— TASK DETAILS —
Return each line of the data below verbatim; pictures are to be left out.

— DATASET CONTENT —
━━━━━━

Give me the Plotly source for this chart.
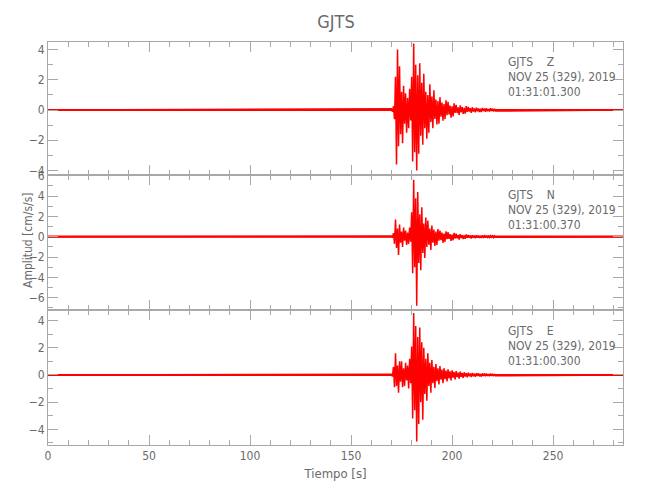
import numpy as np
import plotly.graph_objects as go
from plotly.subplots import make_subplots

# ---------------- data ----------------
station = "GJTS"
components = ["Z", "N", "E"]
start_times = ["01:31:01.300", "01:31:00.370", "01:31:00.300"]
date_label = "NOV 25 (329), 2019"

t_end = 284.6          # record length [s]
t0 = 170.0             # start of the active window [s]
dt = 0.5               # sample step in the active window [s]

z_amp = [
    0.08, -0.12, 0.25, -0.6,
    2.2, -3.6, 4.0, -2.4,
    2.9, -1.6, 1.2, -2.2,
    1.6, -0.9, 1.1, -1.5,
    0.8, -1.2, 1.4, -0.7,
    2.2, -3.4, 4.4, -2.8,
    3.0, -4.0, 2.3, -2.9,
    3.1, -1.7, 1.8, -2.3,
    2.4, -1.2, 1.2, -1.9,
    1.0, -1.5, 1.7, -0.8,
    0.9, -1.2, 1.3, -0.6,
    0.7, -0.95, 0.6, -0.9,
    0.85, -0.45, 0.5, -0.7,
    0.4, -0.6, 0.65, -0.35,
    0.55, -0.3, 0.3, -0.5,
    0.25, -0.42, 0.45, -0.2,
    0.35, -0.2, 0.18, -0.33,
    0.3, -0.15, 0.2, -0.25,
    0.14, -0.24, 0.26, -0.12,
    0.2, -0.1, 0.12, -0.19,
    0.18, -0.1, 0.1, -0.16, 0.15, -0.09, 0.1, -0.14,
    0.08, -0.13, 0.14, -0.07, 0.1, -0.12, 0.12, -0.08,
    0.07, -0.1, 0.11, -0.06, 0.09, -0.1, 0.08, -0.07,
]

n_amp = [
    0.05, -0.08, 0.35, -0.7,
    1.7, -1.1, 0.8, -1.8,
    1.2, -0.6, 0.5, -1.0,
    0.9, -0.4, 0.6, -0.8,
    0.4, -0.7, 0.9, -0.5,
    2.4, -3.6, 5.6, -3.0,
    3.8, -6.8, 4.4, -2.6,
    2.2, -3.3, 2.9, -1.6,
    1.3, -2.1, 1.9, -1.0,
    1.6, -0.8, 0.8, -1.3,
    1.1, -0.6, 0.7, -0.9,
    0.5, -0.8, 0.75, -0.4,
    0.6, -0.35, 0.4, -0.6,
    0.3, -0.5, 0.52, -0.25,
    0.45, -0.22, 0.25, -0.4,
    0.2, -0.35, 0.38, -0.18,
    0.3, -0.16, 0.18, -0.28,
    0.26, -0.13, 0.15, -0.22,
    0.12, -0.2, 0.22, -0.1,
    0.18, -0.1, 0.1, -0.17,
    0.15, -0.08, 0.09, -0.14, 0.13, -0.08, 0.09, -0.12,
    0.07, -0.11, 0.12, -0.06, 0.09, -0.1, 0.1, -0.07,
    0.06, -0.09, 0.1, -0.05, 0.08, -0.08, 0.07, -0.06,
]

e_amp = [
    0.05, -0.1, 0.6, -0.9,
    1.6, -0.8, 0.7, -1.3,
    1.0, -0.5, 1.0, -0.9,
    0.5, -0.8, 0.9, -0.4,
    0.7, -1.0, 1.2, -0.6,
    2.1, -3.2, 4.55, -2.6,
    3.6, -4.9, 2.8, -3.6,
    3.5, -2.0, 2.4, -3.3,
    2.0, -1.4, 1.2, -1.9,
    1.6, -0.8, 0.9, -1.3,
    1.1, -0.6, 0.6, -0.95,
    0.8, -0.45, 0.5, -0.7,
    0.65, -0.35, 0.4, -0.6,
    0.5, -0.3, 0.32, -0.48,
    0.42, -0.25, 0.26, -0.4,
    0.34, -0.2, 0.22, -0.32,
    0.28, -0.16, 0.18, -0.27,
    0.24, -0.13, 0.15, -0.22,
    0.2, -0.11, 0.13, -0.18,
    0.17, -0.1, 0.11, -0.15,
    0.15, -0.09, 0.1, -0.14, 0.13, -0.08, 0.12, -0.1,
    0.08, -0.12, 0.12, -0.07, 0.1, -0.1, 0.11, -0.07,
    0.07, -0.09, 0.1, -0.06, 0.08, -0.09, 0.07, -0.06,
]

y_ranges = [[-4.3, 4.5], [-7.22, 6.08], [-5.15, 4.78]]
x_ticks = [0, 50, 100, 150, 200, 250]

# ---------------- figure ----------------
RED = "#ff0000"
AXC = "#a8a8a8"
TXT = "#6a6a6a"
FONT = "Liberation Sans Narrow, DejaVu Sans Condensed, Roboto, sans-serif"

fig = make_subplots(rows=3, cols=1, shared_xaxes=True, vertical_spacing=0)

amps = [z_amp, n_amp, e_amp]
for i, amp in enumerate(amps):
    t = t0 + dt * np.arange(len(amp))
    x = np.concatenate([[0.0], t, [t_end]])
    y = np.concatenate([[0.0], amp, [0.0]])
    # baseline (thick quiet trace)
    fig.add_trace(go.Scatter(x=[0.0, t_end], y=[0.0, 0.0], mode="lines",
                             line=dict(color=RED, width=2.2), hoverinfo="skip",
                             showlegend=False), row=i + 1, col=1)
    fig.add_trace(go.Scatter(x=x, y=y, mode="lines",
                             line=dict(color=RED, width=1.5), showlegend=False),
                  row=i + 1, col=1)

# page is offset by the default 8px body margin
H = 403.0
doms = [[270 / H, 1.0], [135 / H, 270 / H], [0.0, 135 / H]]
for i in range(3):
    fig.update_yaxes(row=i + 1, col=1, range=y_ranges[i], domain=doms[i],
                     dtick=2, tick0=0, ticks="inside", ticklen=10, tickwidth=1,
                     tickcolor=AXC, showline=True, linecolor=AXC, linewidth=1,
                     mirror="allticks", showgrid=False, zeroline=False,
                     minor=dict(dtick=1, tick0=0, ticks="inside", ticklen=5,
                                tickcolor=AXC, showgrid=False),
                     tickfont=dict(family=FONT, size=12, color=TXT))
    fig.update_xaxes(row=i + 1, col=1, range=[0, t_end], tickvals=x_ticks,
                     ticks="inside", ticklen=10, tickwidth=1, tickcolor=AXC,
                     showline=True, linecolor=AXC, linewidth=1,
                     mirror="allticks", showgrid=False, zeroline=False,
                     minor=dict(dtick=10, tick0=0, ticks="inside", ticklen=5,
                                tickcolor=AXC, showgrid=False),
                     tickfont=dict(family=FONT, size=12, color=TXT))
fig.update_xaxes(row=3, col=1, showticklabels=True,
                 title=dict(text="Tiempo [s]", standoff=6,
                            font=dict(family=FONT, size=13, color=TXT)))

annotations = []
line_y = [[62, 77, 92], [195, 210, 225], [331, 346, 361]]
for i, comp in enumerate(components):
    lines = [station + "\u00a0\u00a0\u00a0\u00a0" + comp, date_label, start_times[i]]
    for j, txt in enumerate(lines):
        annotations.append(dict(x=(506 - 48) / 575.0, y=(445 - line_y[i][j]) / H,
                                xref="paper", yref="paper", text=txt,
                                showarrow=False, xanchor="left", yanchor="middle",
                                font=dict(family=FONT, size=12, color=TXT)))
annotations.append(dict(x=(28 - 48) / 575.0, y=(445 - 240) / H, xref="paper", yref="paper",
                        text="Amplitud [cm/s/s]", textangle=-90, showarrow=False,
                        xanchor="center", yanchor="middle",
                        font=dict(family=FONT, size=12, color=TXT)))

fig.update_layout(
    width=650, height=500,
    margin=dict(l=40, r=35, t=34, b=63),
    paper_bgcolor="white", plot_bgcolor="white",
    title=dict(text=station, x=(336 - 8) / 650, xanchor="center", y=1 - (22 - 8) / 500,
               yanchor="middle", font=dict(family=FONT, size=18, color=TXT)),
    annotations=annotations,
    showlegend=False,
)

fig.write_html("out.html")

━━━━━━

— SOLUTION —
Give me the Plotly source for this chart.
import numpy as np
import plotly.graph_objects as go
from plotly.subplots import make_subplots

# ---------------- data ----------------
station = "GJTS"
components = ["Z", "N", "E"]
start_times = ["01:31:01.300", "01:31:00.370", "01:31:00.300"]
date_label = "NOV 25 (329), 2019"

t_end = 284.6          # record length [s]
t0 = 170.0             # start of the active window [s]
dt = 0.5               # sample step in the active window [s]

z_amp = [
    0.08, -0.12, 0.25, -0.6,
    2.2, -3.6, 4.0, -2.4,
    2.9, -1.6, 1.2, -2.2,
    1.6, -0.9, 1.1, -1.5,
    0.8, -1.2, 1.4, -0.7,
    2.2, -3.4, 4.4, -2.8,
    3.0, -4.0, 2.3, -2.9,
    3.1, -1.7, 1.8, -2.3,
    2.4, -1.2, 1.2, -1.9,
    1.0, -1.5, 1.7, -0.8,
    0.9, -1.2, 1.3, -0.6,
    0.7, -0.95, 0.6, -0.9,
    0.85, -0.45, 0.5, -0.7,
    0.4, -0.6, 0.65, -0.35,
    0.55, -0.3, 0.3, -0.5,
    0.25, -0.42, 0.45, -0.2,
    0.35, -0.2, 0.18, -0.33,
    0.3, -0.15, 0.2, -0.25,
    0.14, -0.24, 0.26, -0.12,
    0.2, -0.1, 0.12, -0.19,
    0.18, -0.1, 0.1, -0.16, 0.15, -0.09, 0.1, -0.14,
    0.08, -0.13, 0.14, -0.07, 0.1, -0.12, 0.12, -0.08,
    0.07, -0.1, 0.11, -0.06, 0.09, -0.1, 0.08, -0.07,
]

n_amp = [
    0.05, -0.08, 0.35, -0.7,
    1.7, -1.1, 0.8, -1.8,
    1.2, -0.6, 0.5, -1.0,
    0.9, -0.4, 0.6, -0.8,
    0.4, -0.7, 0.9, -0.5,
    2.4, -3.6, 5.6, -3.0,
    3.8, -6.8, 4.4, -2.6,
    2.2, -3.3, 2.9, -1.6,
    1.3, -2.1, 1.9, -1.0,
    1.6, -0.8, 0.8, -1.3,
    1.1, -0.6, 0.7, -0.9,
    0.5, -0.8, 0.75, -0.4,
    0.6, -0.35, 0.4, -0.6,
    0.3, -0.5, 0.52, -0.25,
    0.45, -0.22, 0.25, -0.4,
    0.2, -0.35, 0.38, -0.18,
    0.3, -0.16, 0.18, -0.28,
    0.26, -0.13, 0.15, -0.22,
    0.12, -0.2, 0.22, -0.1,
    0.18, -0.1, 0.1, -0.17,
    0.15, -0.08, 0.09, -0.14, 0.13, -0.08, 0.09, -0.12,
    0.07, -0.11, 0.12, -0.06, 0.09, -0.1, 0.1, -0.07,
    0.06, -0.09, 0.1, -0.05, 0.08, -0.08, 0.07, -0.06,
]

e_amp = [
    0.05, -0.1, 0.6, -0.9,
    1.6, -0.8, 0.7, -1.3,
    1.0, -0.5, 1.0, -0.9,
    0.5, -0.8, 0.9, -0.4,
    0.7, -1.0, 1.2, -0.6,
    2.1, -3.2, 4.55, -2.6,
    3.6, -4.9, 2.8, -3.6,
    3.5, -2.0, 2.4, -3.3,
    2.0, -1.4, 1.2, -1.9,
    1.6, -0.8, 0.9, -1.3,
    1.1, -0.6, 0.6, -0.95,
    0.8, -0.45, 0.5, -0.7,
    0.65, -0.35, 0.4, -0.6,
    0.5, -0.3, 0.32, -0.48,
    0.42, -0.25, 0.26, -0.4,
    0.34, -0.2, 0.22, -0.32,
    0.28, -0.16, 0.18, -0.27,
    0.24, -0.13, 0.15, -0.22,
    0.2, -0.11, 0.13, -0.18,
    0.17, -0.1, 0.11, -0.15,
    0.15, -0.09, 0.1, -0.14, 0.13, -0.08, 0.12, -0.1,
    0.08, -0.12, 0.12, -0.07, 0.1, -0.1, 0.11, -0.07,
    0.07, -0.09, 0.1, -0.06, 0.08, -0.09, 0.07, -0.06,
]

y_ranges = [[-4.3, 4.5], [-7.22, 6.08], [-5.15, 4.78]]
x_ticks = [0, 50, 100, 150, 200, 250]

# ---------------- figure ----------------
RED = "#ff0000"
AXC = "#a8a8a8"
TXT = "#6a6a6a"
FONT = "Liberation Sans Narrow, DejaVu Sans Condensed, Roboto, sans-serif"

fig = make_subplots(rows=3, cols=1, shared_xaxes=True, vertical_spacing=0)

amps = [z_amp, n_amp, e_amp]
for i, amp in enumerate(amps):
    t = t0 + dt * np.arange(len(amp))
    x = np.concatenate([[0.0], t, [t_end]])
    y = np.concatenate([[0.0], amp, [0.0]])
    # baseline (thick quiet trace)
    fig.add_trace(go.Scatter(x=[0.0, t_end], y=[0.0, 0.0], mode="lines",
                             line=dict(color=RED, width=2.2), hoverinfo="skip",
                             showlegend=False), row=i + 1, col=1)
    fig.add_trace(go.Scatter(x=x, y=y, mode="lines",
                             line=dict(color=RED, width=1.5), showlegend=False),
                  row=i + 1, col=1)

# page is offset by the default 8px body margin
H = 403.0
doms = [[270 / H, 1.0], [135 / H, 270 / H], [0.0, 135 / H]]
for i in range(3):
    fig.update_yaxes(row=i + 1, col=1, range=y_ranges[i], domain=doms[i],
                     dtick=2, tick0=0, ticks="inside", ticklen=10, tickwidth=1,
                     tickcolor=AXC, showline=True, linecolor=AXC, linewidth=1,
                     mirror="allticks", showgrid=False, zeroline=False,
                     minor=dict(dtick=1, tick0=0, ticks="inside", ticklen=5,
                                tickcolor=AXC, showgrid=False),
                     tickfont=dict(family=FONT, size=12, color=TXT))
    fig.update_xaxes(row=i + 1, col=1, range=[0, t_end], tickvals=x_ticks,
                     ticks="inside", ticklen=10, tickwidth=1, tickcolor=AXC,
                     showline=True, linecolor=AXC, linewidth=1,
                     mirror="allticks", showgrid=False, zeroline=False,
                     minor=dict(dtick=10, tick0=0, ticks="inside", ticklen=5,
                                tickcolor=AXC, showgrid=False),
                     tickfont=dict(family=FONT, size=12, color=TXT))
fig.update_xaxes(row=3, col=1, showticklabels=True,
                 title=dict(text="Tiempo [s]", standoff=6,
                            font=dict(family=FONT, size=13, color=TXT)))

annotations = []
line_y = [[62, 77, 92], [195, 210, 225], [331, 346, 361]]
for i, comp in enumerate(components):
    lines = [station + "\u00a0\u00a0\u00a0\u00a0" + comp, date_label, start_times[i]]
    for j, txt in enumerate(lines):
        annotations.append(dict(x=(506 - 48) / 575.0, y=(445 - line_y[i][j]) / H,
                                xref="paper", yref="paper", text=txt,
                                showarrow=False, xanchor="left", yanchor="middle",
                                font=dict(family=FONT, size=12, color=TXT)))
annotations.append(dict(x=(28 - 48) / 575.0, y=(445 - 240) / H, xref="paper", yref="paper",
                        text="Amplitud [cm/s/s]", textangle=-90, showarrow=False,
                        xanchor="center", yanchor="middle",
                        font=dict(family=FONT, size=12, color=TXT)))

fig.update_layout(
    width=650, height=500,
    margin=dict(l=40, r=35, t=34, b=63),
    paper_bgcolor="white", plot_bgcolor="white",
    title=dict(text=station, x=(336 - 8) / 650, xanchor="center", y=1 - (22 - 8) / 500,
               yanchor="middle", font=dict(family=FONT, size=18, color=TXT)),
    annotations=annotations,
    showlegend=False,
)

fig.write_html("out.html")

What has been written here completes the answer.